Ivan the Fool and Russian Character
Ivan the Fool (Иван Дурак) is a fictional Russian character who sleeps on a Russian stove* and without doing anything smart achieves a lot of success. His quiet and easy-going personality is still reflected in modern Russian character peculiarities, even though the new generations in Russia are under a strong influence of the western and businesslike world now.
In most Russian fairy tales, Ivan the Fool is the third (youngest) son in a big rural family who has nothing else to do but to tend grazing cattle and play a fife. He listens to his heart, rather than his mind. He can easily forget offense and always helps the others even at his own expense. His naivety and simplicity help him fight Baba-Yaga**, make friends with animals, win princess's heart and be rewarded with half a kingdom at the end of a fairy tale. However, his two elder brothers who are smart and businesslike – not typical of the Russian character – are unkind and unfair. So they fail and lose everything because they can only think about their money and profit. That is how a none-too-clever character unintentionally defeats the clever ones.

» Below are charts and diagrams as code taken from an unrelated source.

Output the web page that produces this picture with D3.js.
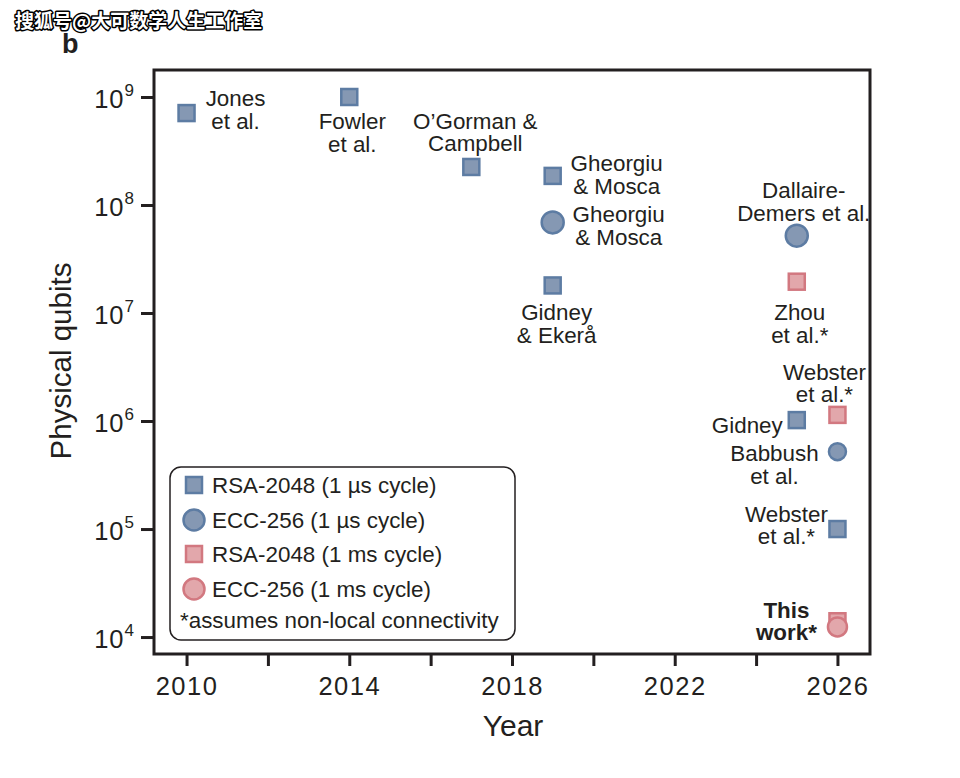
<!DOCTYPE html>
<html><head><meta charset="utf-8">
<script src="https://cdn.jsdelivr.net/npm/d3@7"></script>
<style>
html,body{margin:0;padding:0;background:#fff;}
svg{display:block;font-family:"Liberation Sans",Arial,Helvetica,sans-serif;}
</style></head>
<body>
<svg id="chart" width="960" height="778"></svg>
<script>
// ---- data ----
const names = ["Jones et al.","Fowler et al.","O'Gorman & Campbell","Gheorgiu & Mosca","Gheorgiu & Mosca","Gidney & Ekerå","Dallaire-Demers et al.","Zhou et al.*","Webster et al.*","Gidney","Babbush et al.","Webster et al.*","This work*","This work*"];
const labelLines = [["Jones","et al."],["Fowler","et al."],["O\u2019Gorman &","Campbell"],["Gheorgiu","& Mosca"],["Gheorgiu","& Mosca"],["Gidney","& Ekerå"],["Dallaire-","Demers et al."],["Zhou","et al.*"],["Webster","et al.*"],["Gidney"],["Babbush","et al."],["Webster","et al.*"],["This","work*"],[]];
const years = [2010,2014,2017,2019,2019,2019,2025,2025,2026,2025,2026,2026,2026,2026];
const qubits = [7.1e8,1.0e9,2.25e8,1.86e8,6.9e7,1.8e7,5.2e7,1.95e7,1.14e6,1.02e6,5.2e5,1.0e5,1.4e4,1.24e4];
const series = ["rsa_us","rsa_us","rsa_us","rsa_us","ecc_us","rsa_us","ecc_us","rsa_ms","rsa_ms","rsa_us","ecc_us","rsa_us","rsa_ms","ecc_ms"];
const seriesKeys = ["rsa_us","ecc_us","rsa_ms","ecc_ms"];
const seriesLabels = ["RSA-2048 (1 \u00b5s cycle)","ECC-256 (1 \u00b5s cycle)","RSA-2048 (1 ms cycle)","ECC-256 (1 ms cycle)"];
const footnote = "*assumes non-local connectivity";
const xTicks = [2010,2012,2014,2016,2018,2020,2022,2024,2026];
const xTickLabels = ["2010","","2014","","2018","","2022","","2026"];
const yTicks = [1e4,1e5,1e6,1e7,1e8,1e9];
const yTickExponents = ["4","5","6","7","8","9"];
const xTitle = "Year", yTitle = "Physical qubits", panelLabel = "b";
const watermark = "搜狐号@大可数学人生工作室";

// ---- layout / style (not data) ----
const labelLayout = [
  {dx:49,dy:[-7,16],anchor:"middle"},
  {dx:3,dy:[32,55],anchor:"middle"},
  {dx:4,dy:[-38,-16],anchor:"middle"},
  {dx:64,dy:[-5,18],anchor:"middle"},
  {dx:66,dy:[0,23],anchor:"middle"},
  {dx:4,dy:[35,58],anchor:"middle"},
  {dx:7,dy:[-38,-15],anchor:"middle"},
  {dx:3,dy:[38,61],anchor:"middle"},
  {dx:-13,dy:[-35,-13],anchor:"middle"},
  {dx:-14,dy:[13],anchor:"end"},
  {dx:-63,dy:[9,32],anchor:"middle"},
  {dx:-51,dy:[-7,15],anchor:"middle"},
  {dx:-51,dy:[-3,19],anchor:"middle",bold:true},
  null
];
const circleR = [0,0,0,0,11,0,11,0,0,0,8.5,0,0,9.5];
const style = {
  rsa_us:{shape:"square",fill:"#8598b3",stroke:"#5d7ca3"},
  ecc_us:{shape:"circle",fill:"#8598b3",stroke:"#5d7ca3"},
  rsa_ms:{shape:"square",fill:"#e2a7ab",stroke:"#d27880"},
  ecc_ms:{shape:"circle",fill:"#e2a7ab",stroke:"#d27880"}
};
const textColor = "#231f20";
const L=154, R=870, T=70, B=654;
const labelFont = 22.4;

const svg = d3.select("#chart");
const x = d3.scaleLinear().domain([2009.2,2026.8]).range([L,R]);
const y = d3.scaleLog().domain([Math.pow(10,3.843),Math.pow(10,9.25)]).range([B,T]);

// watermark
svg.append("text").attr("x",15).attr("y",28).text(watermark)
  .attr("font-family","'Noto Sans CJK SC',sans-serif").attr("font-size",19).attr("font-weight","bold")
  .attr("fill","#fff").attr("stroke","#000").attr("stroke-width",3).attr("paint-order","stroke")
  .attr("stroke-linejoin","round");
svg.append("text").attr("x",62).attr("y",53).text(panelLabel)
  .attr("font-size",27).attr("font-weight","bold").attr("fill",textColor);

// axes
const xAxis = svg.append("g").attr("transform",`translate(0,${B})`)
  .call(d3.axisBottom(x).tickValues(xTicks).tickSize(12).tickSizeOuter(0).tickFormat((d,i)=>xTickLabels[i]));
xAxis.select(".domain").remove();
xAxis.selectAll(".tick line").attr("stroke",textColor).attr("stroke-width",3);
xAxis.selectAll(".tick text").attr("font-size",25.5).attr("letter-spacing",1.5).attr("fill",textColor)
  .attr("y",41).attr("dy",0).attr("font-family","'Liberation Sans',Arial,sans-serif");

const yAxis = svg.append("g").attr("transform",`translate(${L},0)`)
  .call(d3.axisLeft(y).tickValues(yTicks).tickSize(13).tickSizeOuter(0).tickFormat(""));
yAxis.select(".domain").remove();
yAxis.selectAll(".tick line").attr("stroke",textColor).attr("stroke-width",3);
yAxis.selectAll(".tick").each(function(d,i){
  const t = d3.select(this).append("text").attr("x",-20).attr("y",10).attr("text-anchor","end")
    .attr("fill",textColor).attr("font-size",25.5);
  t.append("tspan").text("10").attr("letter-spacing",1);
  t.append("tspan").text(yTickExponents[i]).attr("font-size",17).attr("dy",-12).attr("dx",0);
});

// frame
svg.append("rect").attr("x",L).attr("y",T).attr("width",R-L).attr("height",B-T)
  .attr("fill","none").attr("stroke",textColor).attr("stroke-width",3);

// titles
svg.append("text").attr("x",513).attr("y",736).attr("text-anchor","middle")
  .attr("font-size",30).attr("fill",textColor).text(xTitle);
svg.append("text").attr("transform",`translate(71,361) rotate(-90)`).attr("text-anchor","middle")
  .attr("font-size",29.5).attr("fill",textColor).text(yTitle);

function drawMarker(g, key, cx, cy, r){
  const s = style[key];
  if(s.shape==="square"){
    g.append("rect").attr("x",cx-8).attr("y",cy-8).attr("width",16).attr("height",16)
      .attr("fill",s.fill).attr("stroke",s.stroke).attr("stroke-width",2.5);
  } else {
    g.append("circle").attr("cx",cx).attr("cy",cy).attr("r",r)
      .attr("fill",s.fill).attr("stroke",s.stroke).attr("stroke-width",2.5);
  }
}

// points
const pts = svg.append("g");
years.forEach((yr,i)=>{
  drawMarker(pts, series[i], x(yr), y(qubits[i]), circleR[i]);
});

// labels
const lab = svg.append("g").attr("fill",textColor).attr("font-size",labelFont);
years.forEach((yr,i)=>{
  const lay = labelLayout[i]; if(!lay) return;
  labelLines[i].forEach((line,j)=>{
    lab.append("text").attr("x",x(yr)+lay.dx).attr("y",y(qubits[i])+lay.dy[j])
      .attr("text-anchor",lay.anchor).attr("font-weight",lay.bold?"bold":"normal").text(line);
  });
});

// legend
const lg = svg.append("g");
lg.append("rect").attr("x",170).attr("y",467).attr("width",345).attr("height",173).attr("rx",11)
  .attr("fill","#fff").attr("stroke",textColor).attr("stroke-width",1.5);
const rowY = [485,520,554,589];
seriesKeys.forEach((k,i)=>{
  drawMarker(lg,k,194,rowY[i],10.5);
  lg.append("text").attr("x",212).attr("y",rowY[i]+8).attr("font-size",labelFont).attr("fill",textColor).text(seriesLabels[i]);
});
lg.append("text").attr("x",180).attr("y",628).attr("font-size",labelFont).attr("fill",textColor).text(footnote);
</script>
</body></html>
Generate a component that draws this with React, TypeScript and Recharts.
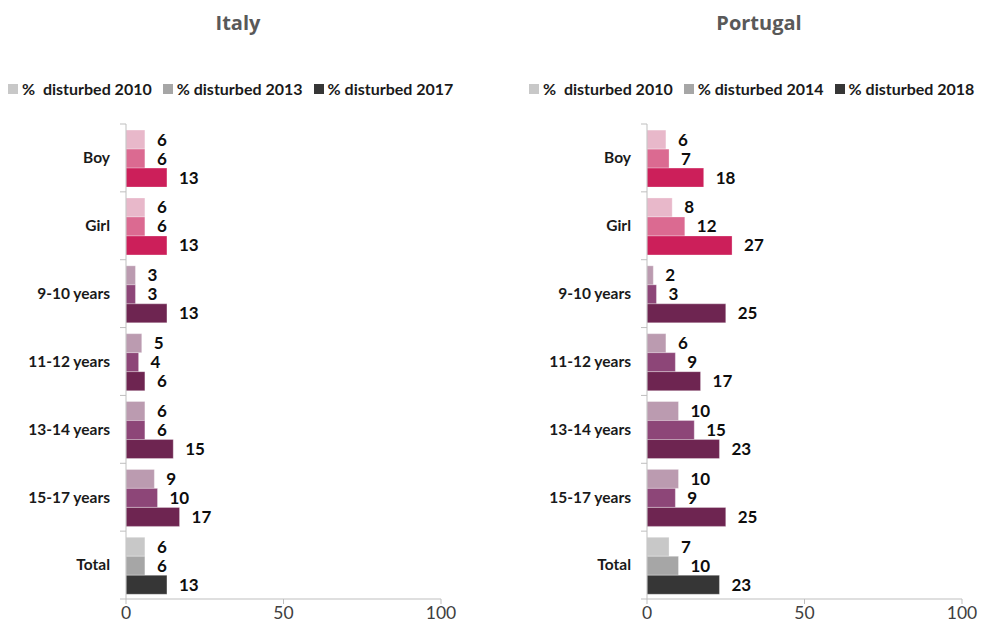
import React from 'react';
import { BarChart, Bar, XAxis, YAxis, Cell, LabelList, Legend } from 'recharts';

const categories = ['Boy', 'Girl', '9-10 years', '11-12 years', '13-14 years', '15-17 years', 'Total'];

const italy2010 = [6, 6, 3, 5, 6, 9, 6];
const italy2013 = [6, 6, 3, 4, 6, 10, 6];
const italy2017 = [13, 13, 13, 6, 15, 17, 13];

const portugal2010 = [6, 8, 2, 6, 10, 10, 7];
const portugal2014 = [7, 12, 3, 9, 15, 9, 10];
const portugal2018 = [18, 27, 25, 17, 23, 25, 23];

const italyLegend = ['%  disturbed 2010', '% disturbed 2013', '% disturbed 2017'];
const portugalLegend = ['%  disturbed 2010', '% disturbed 2014', '% disturbed 2018'];

const xTicks = [0, 50, 100];

const lightShades = ['#E8B8CA', '#E8B8CA', '#BB9BB0', '#BB9BB0', '#BB9BB0', '#BB9BB0', '#C8C8C8'];
const midShades = ['#DB6A91', '#DB6A91', '#8D4678', '#8D4678', '#8D4678', '#8D4678', '#A6A6A6'];
const darkShades = ['#CC1F5A', '#CC1F5A', '#6E2551', '#6E2551', '#6E2551', '#6E2551', '#363636'];
const legendSwatches = ['#C8C8C8', '#A6A6A6', '#363636'];

const CHART_W = 473;
const CHART_H = 633;
const MARGIN = { top: 78, right: 32, bottom: 3, left: 10 };
const LEGEND_H = 46;
const XAXIS_H = 31;
const PLOT_H = CHART_H - MARGIN.top - LEGEND_H - MARGIN.bottom - XAXIS_H;
const TICK_MARGIN = 16;
const FONT = 'Lato, "Open Sans", sans-serif';
const AXIS_COLOR = '#BFBFBF';

function buildRows(a: number[], b: number[], c: number[]) {
  return categories.map((category, i) => ({ category, v1: a[i], v2: b[i], v3: c[i] }));
}

const LegendContent = ({ names }: { names: string[] }) => (
  <div
    style={{
      display: 'flex',
      alignItems: 'center',
      paddingLeft: 8,
      paddingTop: 1,
      fontFamily: FONT,
      fontWeight: 700,
      fontSize: 16,
      color: '#1a1a1a',
      whiteSpace: 'pre',
    }}
  >
    {names.map((n, i) => (
      <div key={n + i} style={{ display: 'flex', alignItems: 'center', marginRight: 11 }}>
        <span style={{ display: 'inline-block', width: 10, height: 10, background: legendSwatches[i], marginRight: 4 }} />
        <span>{n}</span>
      </div>
    ))}
  </div>
);

const CategoryTick = (props: any) => {
  const { x, y, payload, index } = props;
  const half = PLOT_H / categories.length / 2;
  const axisX = x + TICK_MARGIN;
  return (
    <g>
      <line x1={axisX - 6} x2={axisX} y1={y - half} y2={y - half} stroke={AXIS_COLOR} />
      {index === categories.length - 1 && (
        <line x1={axisX - 6} x2={axisX} y1={y + half} y2={y + half} stroke={AXIS_COLOR} />
      )}
      <text
        x={x}
        y={y}
        dy="0.35em"
        textAnchor="end"
        style={{ fontFamily: FONT, fontWeight: 700, fontSize: 15.5, fill: '#1a1a1a' }}
      >
        {payload.value}
      </text>
    </g>
  );
};

const labelStyle = { fontFamily: FONT, fontWeight: 700, fontSize: 17, fill: '#0d0d0d' };

function Panel({ title, rows, names, left }: { title: string; rows: any[]; names: string[]; left: number }) {
  const shades = [lightShades, midShades, darkShades];
  return (
    <div style={{ position: 'absolute', left, top: 0, width: CHART_W, height: CHART_H }}>
      <div
        style={{
          position: 'absolute',
          left: 138,
          width: 200,
          top: 9,
          textAlign: 'center',
          fontFamily: '"Open Sans", "DejaVu Sans", sans-serif',
          fontWeight: 700,
          fontSize: 20,
          color: '#595959',
          zIndex: 2,
        }}
      >
        {title}
      </div>
      <BarChart
        width={CHART_W}
        height={CHART_H}
        data={rows}
        layout="vertical"
        margin={MARGIN}
        barCategoryGap="9%"
        barGap={0}
      >
        <Legend
          verticalAlign="top"
          height={LEGEND_H}
          wrapperStyle={{ left: 0, top: MARGIN.top, width: CHART_W, height: LEGEND_H }}
          content={() => <LegendContent names={names} />}
        />
        <XAxis
          type="number"
          domain={[0, 100]}
          ticks={xTicks}
          height={XAXIS_H}
          axisLine={{ stroke: AXIS_COLOR }}
          tickLine={{ stroke: AXIS_COLOR }}
          tickSize={5}
          tickMargin={3}
          tick={{ fontFamily: FONT, fontSize: 17.5, fill: '#404040' }}
        />
        <YAxis
          type="category"
          dataKey="category"
          width={116}
          axisLine={{ stroke: AXIS_COLOR }}
          tickLine={false}
          tickSize={0}
          tickMargin={TICK_MARGIN}
          tick={<CategoryTick />}
        />
        {(['v1', 'v2', 'v3'] as const).map((key, si) => (
          <Bar key={key} dataKey={key} isAnimationActive={false} stroke="#ffffff" strokeOpacity={0.5} strokeWidth={0.6}>
            {rows.map((r, i) => (
              <Cell key={r.category} fill={shades[si][i]} />
            ))}
            <LabelList dataKey={key} position="right" offset={12} style={labelStyle} />
          </Bar>
        ))}
      </BarChart>
    </div>
  );
}

export default function App() {
  const italyRows = buildRows(italy2010, italy2013, italy2017);
  const portugalRows = buildRows(portugal2010, portugal2014, portugal2018);
  return (
    <div style={{ position: 'relative', width: 994, height: 633, margin: -8, background: '#ffffff' }}>
      <Panel title="Italy" rows={italyRows} names={italyLegend} left={0} />
      <Panel title="Portugal" rows={portugalRows} names={portugalLegend} left={521} />
    </div>
  );
}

Some researches of Russian culture, however, do not believe that Ivan the Fool was supposed to be stupid. According to one theory, Ivan the Fool was not a fool at the beginning when this character was created. At that time the Russian word “дурак” or “другак” (fool) didn't have any negative connotation and was used to call the youngest son in the family. Later it obtained a new meaning and this caused the confusion.
However, Russian people do believe that even unreasonable and irrational, but unselfish and kind actions may give one happiness and prosperity.
*A Russian stove is the kind of stove which was used for cooking food, heating the house and sleeping on.
** Baba-Yaga is a witch in Russian folk tales.